Ambiguous situations can have a number of key, negative impacts:
- Shock over an unexpected situation intensifies our experience of emotions and leads people to feel less certain that they have control over and can cope with their future. This increases caution, and individuals feel a strong need to obtain more information to become more certain about the things they don’t know. One way employees may try to do this is through gossip and speculation about what is going to happen.
- Leaders may feel under pressure to have all the answers and to solve problems or make decisions alone. They may try to obtain and control all the available information. This can lead to power or decision-making ability being taken away from others in the organisation at a time when it is actually critical for all members of the organisation to feel involved in decisions.
- Creativity is decreased as people tend to stick to what they know well for safety.

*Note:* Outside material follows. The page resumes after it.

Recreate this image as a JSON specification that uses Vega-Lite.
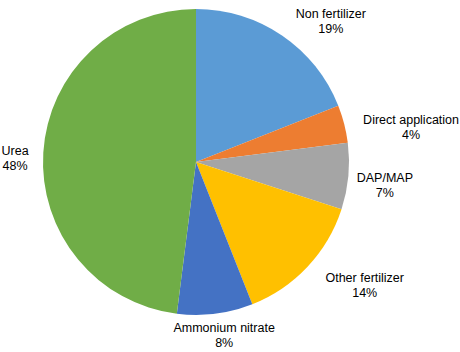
{
  "$schema": "https://vega.github.io/schema/vega-lite/v6.json",
  "width": 392,
  "height": 324,
  "autosize": {"type": "none"},
  "padding": {"left": 0, "top": 0, "right": 68, "bottom": 28},
  "background": "white",
  "view": {"stroke": null},
  "config": {"font": "Liberation Sans"},
  "data": {
    "values": [
      {"category": "Non fertilizer", "value": 19, "order": 1},
      {"category": "Direct application", "value": 4, "order": 2},
      {"category": "DAP/MAP", "value": 7, "order": 3},
      {"category": "Other fertilizer", "value": 14, "order": 4},
      {"category": "Ammonium nitrate", "value": 8, "order": 5},
      {"category": "Urea", "value": 48, "order": 6}
    ]
  },
  "transform": [
    {"calculate": "datum.category + '\\n' + datum.value + '%'", "as": "label"}
  ],
  "encoding": {
    "theta": {"field": "value", "type": "quantitative", "stack": true},
    "order": {"field": "order", "type": "quantitative"},
    "color": {
      "field": "category",
      "type": "nominal",
      "legend": null,
      "scale": {
        "domain": ["Non fertilizer", "Direct application", "DAP/MAP", "Other fertilizer", "Ammonium nitrate", "Urea"],
        "range": ["#5B9BD5", "#ED7D31", "#A5A5A5", "#FFC000", "#4472C4", "#70AD47"]
      }
    }
  },
  "layer": [
    {"mark": {"type": "arc", "outerRadius": 153}},
    {
      "mark": {
        "type": "text",
        "radius": {"expr": "cos(PI*(datum.value_start+datum.value_end)/100) < -0.9 ? 161 : 170"},
        "fontSize": 12.5,
        "lineBreak": "\n",
        "lineHeight": 15,
        "align": "center",
        "dx": {"expr": "sin(PI*(datum.value_start+datum.value_end)/100) > 0.3 ? length(datum.category)*2.8 : (sin(PI*(datum.value_start+datum.value_end)/100) < -0.3 ? -length(datum.category)*2.8 : 8)"},
        "dy": {"expr": "cos(PI*(datum.value_start+datum.value_end)/100) > 0.7 ? -7 : 0"},
        "baseline": {"expr": "cos(PI*(datum.value_start+datum.value_end)/100) < -0.9 ? 'top' : 'middle'"},
        "color": "black"
      },
      "encoding": {
        "text": {"field": "label", "type": "nominal"},
        "color": {"value": "black"}
      }
    }
  ]
}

- Individuals’ flight or fight responses are activated, and due to this, assessments of other people tend to centre around deciding if the person is safe and trying to predict their reactions. This can lead to a preference for less diversity as people tend to be more comfortable with those who are more similar to themselves and thus more familiar.
- Negative emotional states lead to decreased productivity and enthusiasm.

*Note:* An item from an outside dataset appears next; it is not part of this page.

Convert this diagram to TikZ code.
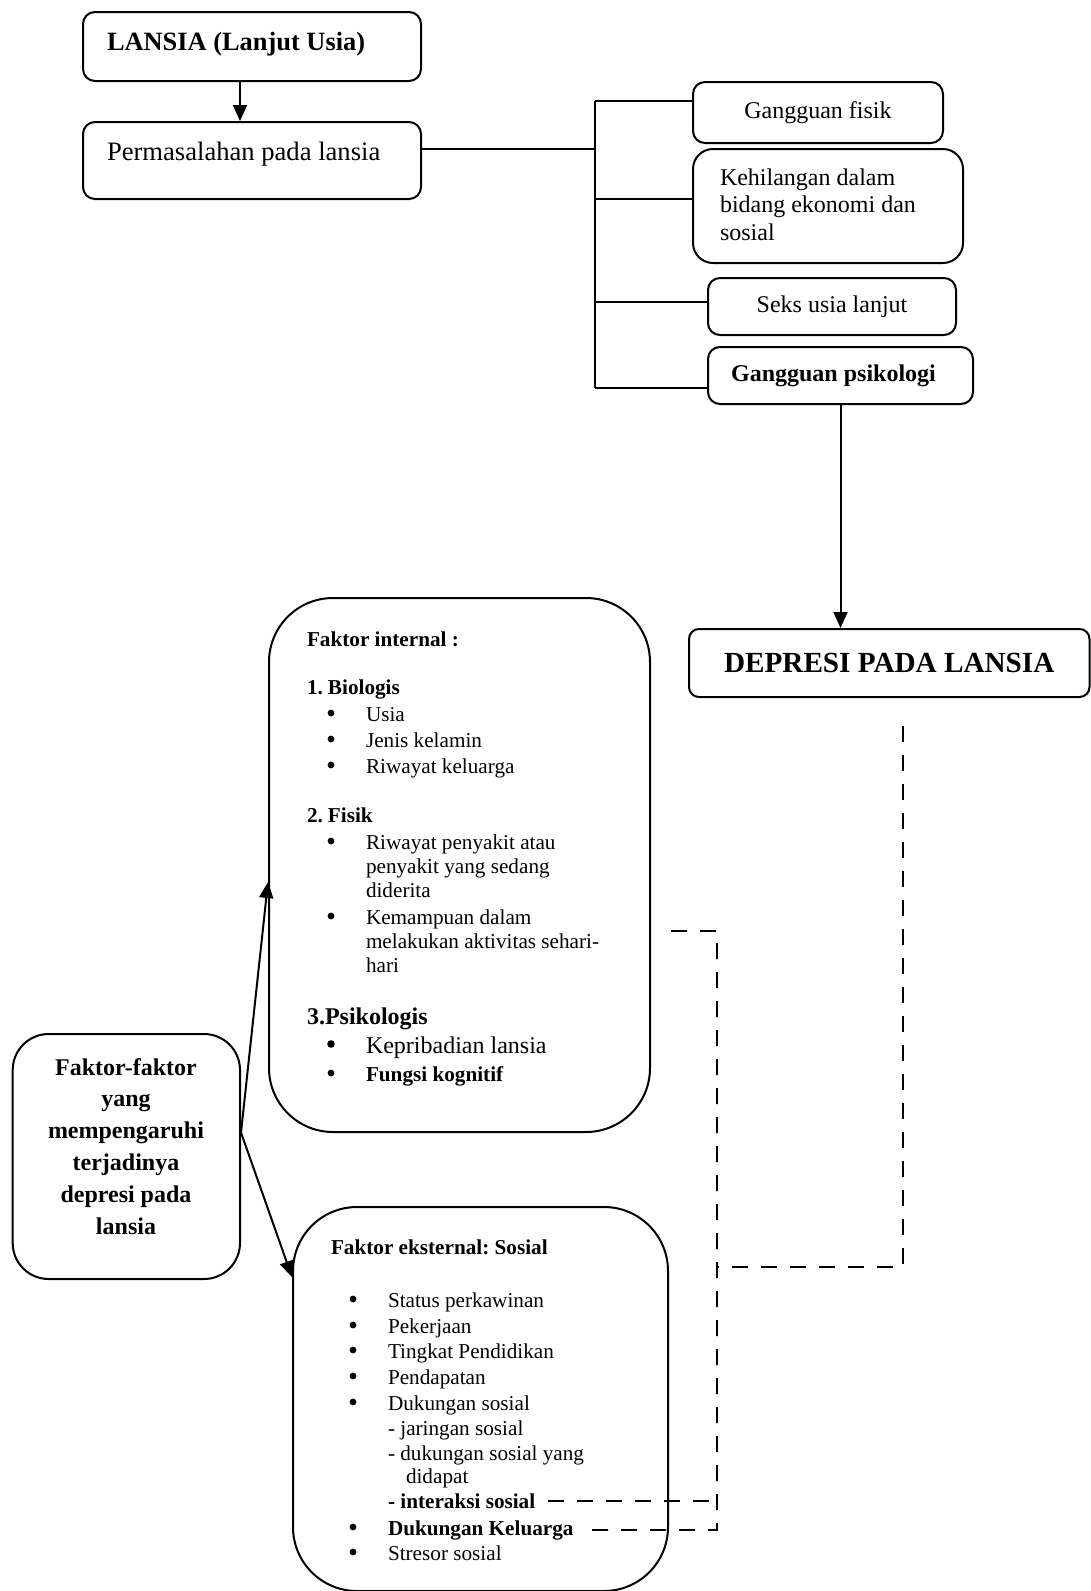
\documentclass[tikz,border=0pt]{standalone}
\usepackage{fontspec}
\setmainfont{Liberation Serif}
\usetikzlibrary{arrows.meta,fit}

\newcommand{\setfs}[1]{\fontsize{#1}{#1}\selectfont}
\frenchspacing

\tikzset{
  box/.style={draw, line width=1pt, inner sep=0pt},
  txt/.style={inner sep=0pt, anchor=base west},
  ctr/.style={inner sep=0pt, anchor=base},
  lbl/.style={inner sep=0pt},
  dot/.style={circle, fill, inner sep=0pt, minimum size=3.4pt},
  dline/.style={line width=0.9pt, dash pattern=on 8pt off 6.5pt},
}

\begin{document}
\begin{tikzpicture}[x=0.5pt, y=-0.5pt, line width=1pt, >={Triangle[length=8pt,width=7pt]}]

  \useasboundingbox (0,0) rectangle (1091,1591);

  % top boxes
  \node[box, rounded corners=6pt, fit={(83,12) (421,81)}] (lansia) {};
  \node[txt, font=\bfseries\setfs{13.2}] (lansiaT) at (106,50) {LANSIA (Lanjut Usia)};
  \node[box, rounded corners=6pt, fit={(83,122) (421,199)}] (perm) {};
  \node[txt, font=\setfs{13.3}] (permT) at (106,160) {Permasalahan pada lansia};
  \draw[->] ([xshift=-6pt]lansia.south) -- ([xshift=-6pt]perm.north);

  \node[box, rounded corners=6pt, fit={(693,82) (943,143)}] (fisik) {};
  \node[lbl, font=\setfs{12}] (fisikT) at (fisik) {Gangguan fisik};
  \node[box, rounded corners=10pt, fit={(693,149) (963,263)}] (ekonomi) {};
  \foreach \t [count=\i] in {Kehilangan dalam, bidang ekonomi dan, sosial}
    \node[txt, font=\setfs{12}] (ekonomi-\i) at (719,{157.5+27.5*\i}) {\t};
  \node[box, rounded corners=6pt, fit={(708,278) (956,335)}] (seks) {};
  \node[lbl, font=\setfs{12}] (seksT) at (seks) {Seks usia lanjut};
  \node[box, rounded corners=6pt, fit={(708,347) (973,404)}] (psiko) {};
  \node[lbl, font=\bfseries\setfs{12}, xshift=-3.5pt] (psikoT) at (psiko) {Gangguan psikologi};

  \coordinate (b1) at (595,101);
  \coordinate (b2) at (595,199);
  \coordinate (b3) at (595,302);
  \coordinate (b4) at (595,388);
  \coordinate (bp) at (595,149);
  \draw (b1) -- (b4);
  \draw (perm.east |- bp) -- (bp);
  \draw (b1) -- (b1 -| fisik.west);
  \draw (b2) -- (b2 -| ekonomi.west);
  \draw (b3) -- (b3 -| seks.west);
  \draw (b4) -- (b4 -| psiko.west);

  \node[box, rounded corners=5pt, fit={(689,629) (1089.5,697)}] (depresi) {};
  \node[lbl, font=\bfseries\setfs{14.6}] (depresiT) at (depresi) {DEPRESI PADA LANSIA};
  \draw[->] (psiko.south) -- (psiko.south |- depresi.north);

  % faktor internal
  \node[box, rounded corners=32pt, fit={(269,598) (650,1132)}] (internal) {};
  \node[txt, font=\bfseries\setfs{10.6}] (intHead) at (306,646) {Faktor internal :};
  \node[txt, font=\bfseries\setfs{10.6}] (bio) at (306,694) {\makebox[10.5pt][l]{1.}Biologis};
  \foreach \y/\t in {721/Usia, 747/Jenis kelamin, 773/Riwayat keluarga} {
    \node[dot] (bio-b\y) at (331,\y-8) {};
    \node[txt, font=\setfs{10.6}] (bio-\y) at (365,\y) {\t};
  }
  \node[txt, font=\bfseries\setfs{10.6}] (fis) at (306,822) {\makebox[10.5pt][l]{2.}Fisik};
  \foreach \y in {849,924}
    \node[dot] (fis-b\y) at (331,\y-8) {};
  \foreach \y/\t in {849/Riwayat penyakit atau, 873/penyakit yang sedang, 897/diderita,
      924/Kemampuan dalam, 948/melakukan aktivitas sehari-, 972/hari}
    \node[txt, font=\setfs{10.6}] (fis-\y) at (365,\y) {\t};
  \node[txt, font=\bfseries\setfs{12}] (psi) at (306,1024) {3.Psikologis};
  \node[dot, minimum size=3.8pt] (psi-b1) at (331,1044) {};
  \node[txt, font=\setfs{12}] (psi-1) at (365,1053) {Kepribadian lansia};
  \node[dot] (psi-b2) at (331,1073) {};
  \node[txt, font=\bfseries\setfs{10.6}] (psi-2) at (365,1081) {Fungsi kognitif};

  % faktor eksternal
  \node[box, rounded corners=32pt, fit={(293,1207) (668,1591)}] (external) {};
  \node[txt, font=\bfseries\setfs{10.6}] (extHead) at (330,1254) {Faktor eksternal: Sosial};
  \foreach \y/\t in {1307/Status perkawinan, 1333/Pekerjaan, 1358/Tingkat Pendidikan,
      1384/Pendapatan, 1410/Dukungan sosial, 1560/Stresor sosial} {
    \node[dot] (sos-b\y) at (353,\y-8) {};
    \node[txt, font=\setfs{10.6}] (sos-\y) at (387,\y) {\t};
  }
  \node[txt, font=\setfs{10.6}] (jaringan) at (387,1435) {- jaringan sosial};
  \node[txt, font=\setfs{10.6}] (didapat) at (387,1460) {- dukungan sosial yang};
  \node[txt, font=\setfs{10.6}] (didapat2) at (405,1483) {didapat};
  \node[txt, font=\bfseries\setfs{10.6}] (inter) at (387,1508) {- interaksi sosial};
  \node[dot] (kel-b) at (353,1527) {};
  \node[txt, font=\bfseries\setfs{10.6}] (keluarga) at (387,1535) {Dukungan Keluarga};

  % faktor-faktor
  \node[box, rounded corners=18pt, fit={(12.7,1034) (240,1279)}] (faktor) {};
  \foreach \t [count=\i] in {Faktor-faktor, yang, mempengaruhi, terjadinya, depresi pada, lansia}
    \node[ctr, font=\bfseries\setfs{12}] (faktor-\i) at (126,{1043.2+31.8*\i}) {\t};

  \coordinate (fk) at ([yshift=12pt]faktor.east);
  \draw[->] (fk) -- ([yshift=-8.5pt]internal.west);
  \draw[->] (fk) -- ([yshift=61pt]external.west);

  % dashed links
  \coordinate (d1) at (903,726);
  \coordinate (d2) at (903,1267);
  \coordinate (d3) at (717,1267);
  \draw[dline] (d1) -- (d2) -- (d3);
  \coordinate (e1) at (671,931);
  \coordinate (e2) at (717,931);
  \coordinate (e3) at (717,1530);
  \draw[dline, shorten >=5pt] (e1) -- (e2) -- (e3) -- (keluarga.east);
  \draw[dline, shorten <=6pt] (inter.east) -- (inter.east -| e2);

\end{tikzpicture}
\end{document}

- Psychological strain makes people more likely to rely on emotional rather than logical thought processes when making decisions, and this can lead to negative interpretation of situations, especially those involving others.
So how can these factors be handled well to ensure your organisation continues to thrive? The most important factor identified by psychologists and business experts alike is communication within the organisation. Employees should be informed of what is known and what their priorities should be and given regular updates. Below are a number of key facets of such communication.

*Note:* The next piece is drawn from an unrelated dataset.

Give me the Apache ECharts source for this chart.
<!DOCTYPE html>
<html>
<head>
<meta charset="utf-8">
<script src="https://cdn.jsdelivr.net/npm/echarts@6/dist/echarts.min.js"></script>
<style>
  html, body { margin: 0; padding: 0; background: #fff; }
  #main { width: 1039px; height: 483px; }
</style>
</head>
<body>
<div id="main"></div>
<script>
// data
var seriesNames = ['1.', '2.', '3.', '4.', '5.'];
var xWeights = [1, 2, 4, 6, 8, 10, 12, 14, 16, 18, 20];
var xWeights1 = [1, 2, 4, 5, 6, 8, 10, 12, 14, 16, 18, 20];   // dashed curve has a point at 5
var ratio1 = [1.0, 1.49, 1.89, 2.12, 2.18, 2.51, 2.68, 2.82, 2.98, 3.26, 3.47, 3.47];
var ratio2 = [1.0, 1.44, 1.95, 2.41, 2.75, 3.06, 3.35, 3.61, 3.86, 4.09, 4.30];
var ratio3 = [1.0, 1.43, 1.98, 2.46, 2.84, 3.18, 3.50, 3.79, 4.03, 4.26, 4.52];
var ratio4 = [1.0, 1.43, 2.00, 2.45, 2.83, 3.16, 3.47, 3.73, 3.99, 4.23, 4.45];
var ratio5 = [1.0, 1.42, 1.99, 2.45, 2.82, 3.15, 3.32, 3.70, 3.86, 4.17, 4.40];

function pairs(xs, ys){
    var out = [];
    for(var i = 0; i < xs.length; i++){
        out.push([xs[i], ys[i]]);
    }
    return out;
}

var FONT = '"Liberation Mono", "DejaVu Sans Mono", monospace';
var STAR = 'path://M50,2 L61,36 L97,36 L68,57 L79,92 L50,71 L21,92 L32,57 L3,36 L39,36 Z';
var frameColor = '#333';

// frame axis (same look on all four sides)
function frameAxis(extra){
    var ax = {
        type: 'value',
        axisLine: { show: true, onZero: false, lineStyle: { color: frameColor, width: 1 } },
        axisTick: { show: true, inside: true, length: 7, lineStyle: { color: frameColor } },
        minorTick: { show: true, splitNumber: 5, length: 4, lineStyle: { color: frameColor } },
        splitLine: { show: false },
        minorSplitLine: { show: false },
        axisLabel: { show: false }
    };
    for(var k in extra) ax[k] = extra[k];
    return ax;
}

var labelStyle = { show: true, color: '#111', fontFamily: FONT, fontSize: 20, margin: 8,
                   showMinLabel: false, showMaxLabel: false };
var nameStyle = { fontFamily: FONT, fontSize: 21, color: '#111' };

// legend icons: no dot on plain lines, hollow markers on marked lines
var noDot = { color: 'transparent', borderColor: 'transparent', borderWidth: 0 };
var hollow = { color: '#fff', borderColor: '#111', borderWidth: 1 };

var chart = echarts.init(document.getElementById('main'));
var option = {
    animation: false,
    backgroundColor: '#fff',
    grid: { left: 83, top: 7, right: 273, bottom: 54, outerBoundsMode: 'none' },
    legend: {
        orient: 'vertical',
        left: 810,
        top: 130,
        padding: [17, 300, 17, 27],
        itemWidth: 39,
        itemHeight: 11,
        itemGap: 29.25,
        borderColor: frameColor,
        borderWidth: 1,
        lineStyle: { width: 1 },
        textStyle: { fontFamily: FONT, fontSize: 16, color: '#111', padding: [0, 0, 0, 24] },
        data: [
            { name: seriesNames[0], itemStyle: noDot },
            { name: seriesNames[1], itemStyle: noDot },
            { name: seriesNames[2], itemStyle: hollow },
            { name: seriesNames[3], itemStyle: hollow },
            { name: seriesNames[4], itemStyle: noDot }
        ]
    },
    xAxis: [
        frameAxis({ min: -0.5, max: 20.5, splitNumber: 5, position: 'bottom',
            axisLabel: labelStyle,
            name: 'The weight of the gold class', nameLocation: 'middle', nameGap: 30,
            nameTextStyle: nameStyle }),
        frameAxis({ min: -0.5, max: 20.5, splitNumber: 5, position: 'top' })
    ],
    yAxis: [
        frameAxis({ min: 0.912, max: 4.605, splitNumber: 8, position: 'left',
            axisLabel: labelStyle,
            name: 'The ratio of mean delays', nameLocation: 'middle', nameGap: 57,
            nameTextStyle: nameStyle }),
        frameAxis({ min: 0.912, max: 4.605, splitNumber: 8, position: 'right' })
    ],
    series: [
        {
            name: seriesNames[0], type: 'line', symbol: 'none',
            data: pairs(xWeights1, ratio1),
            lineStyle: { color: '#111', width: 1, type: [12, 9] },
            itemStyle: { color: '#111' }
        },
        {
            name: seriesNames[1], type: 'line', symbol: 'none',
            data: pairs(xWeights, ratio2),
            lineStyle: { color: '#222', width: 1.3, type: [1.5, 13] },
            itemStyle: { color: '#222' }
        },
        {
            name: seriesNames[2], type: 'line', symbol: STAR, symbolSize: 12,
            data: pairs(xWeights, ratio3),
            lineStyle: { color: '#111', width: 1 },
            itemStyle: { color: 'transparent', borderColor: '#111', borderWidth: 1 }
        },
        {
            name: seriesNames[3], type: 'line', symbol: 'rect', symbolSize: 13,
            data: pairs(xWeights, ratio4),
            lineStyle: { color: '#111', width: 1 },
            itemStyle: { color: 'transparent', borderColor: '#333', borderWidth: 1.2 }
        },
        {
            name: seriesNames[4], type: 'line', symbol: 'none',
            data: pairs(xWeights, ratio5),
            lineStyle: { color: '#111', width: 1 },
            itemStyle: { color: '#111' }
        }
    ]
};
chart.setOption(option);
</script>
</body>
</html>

- Be transparent about new information, and stick to known facts, avoiding giving your own speculation that could later lead to people feeling they were misinformed. Manage gossip by keeping as much as possible unambiguous and let employees know what is known, and when they can expect further information. This will help prevent them assuming the worst or forming their own speculations. Our brains respond worse to uncertainty than they do to bad news, so giving employees what facts you can and providing regular simple updates is important.
- Effective leaders are aware of how they are feeling and reacting to the situation, and therefore are able to challenge thoughts which are common, but unhelpful reactions to uncertainty. Therefore, communicate with yourself, as well as others; be aware of your likely biases.
- Ask the advice of others in your organisation and get their views on the decision to be made. This will provide you with advice and support, reducing the negative impact of stress on you, and make them feel more in control, reducing some of the negative impact of uncertainty on them. Openness with others in your organisation also creates shared empathy and increases your ability to understand what others’ concerns are.
- Try to consider the bigger picture, rather than focussing on one specific issue.
- Make those around you aware that diversity is still a priority and warn people that they might be inclined to reduce their openness to diversity accidentally by tending to prefer the familiar.
- Take opportunities to reduce psychological strain and thus biased decisions; working together with others can assist with this as well as problem-focussed coping. Problem-focussed coping means concentrating on controlling what you can control.
- Focus on utilising your strengths and those of others in your organisation; allow your employees to feel important and valuable in reaching specific goals. Reassure them and make clear what their short term tasks are, reiterating goals and targets frequently.
- Reframe negativity and look for opportunity where possible; your perceptions and reactions will affect how your employees feel and in turn how they work.
- Promote resilience and creativity in the leaders within your organisation by de-stigmatising risk and failure and making others aware of the risk of loss of creativity when sticking only with the tried and tested.
- Don’t spend too much time predicting all the possible negative outcomes; instead try to think constructively and focus on a few, clear, positive tasks; our brains have a tendency to focus on threats and feeling stressed by world events can cause us to behave in ways that seem safer at the time but are actually riskier. However, people are actually capable of adapting to new circumstances very well, and it is useful to remember that despite a changing environment, many things will actually stay the same.
- Build a strong social support network; know your employees, their personalities, and their strengths, to understand how to best help them work through change.
Using these strategies may not eliminate all difficulty associated with decision-making post-Brexit, but it will mean that both leaders and their employees are more likely to cope effectively, and avoid faulty decision making caused by automatic, emotional processing associated with uncertainty. By recognising flawed thinking that arises due to uncertainty and communicating clearly and regularly, teams can avoid missing creative solutions, maintain higher productivity and keep a clear focus on important organisational goals.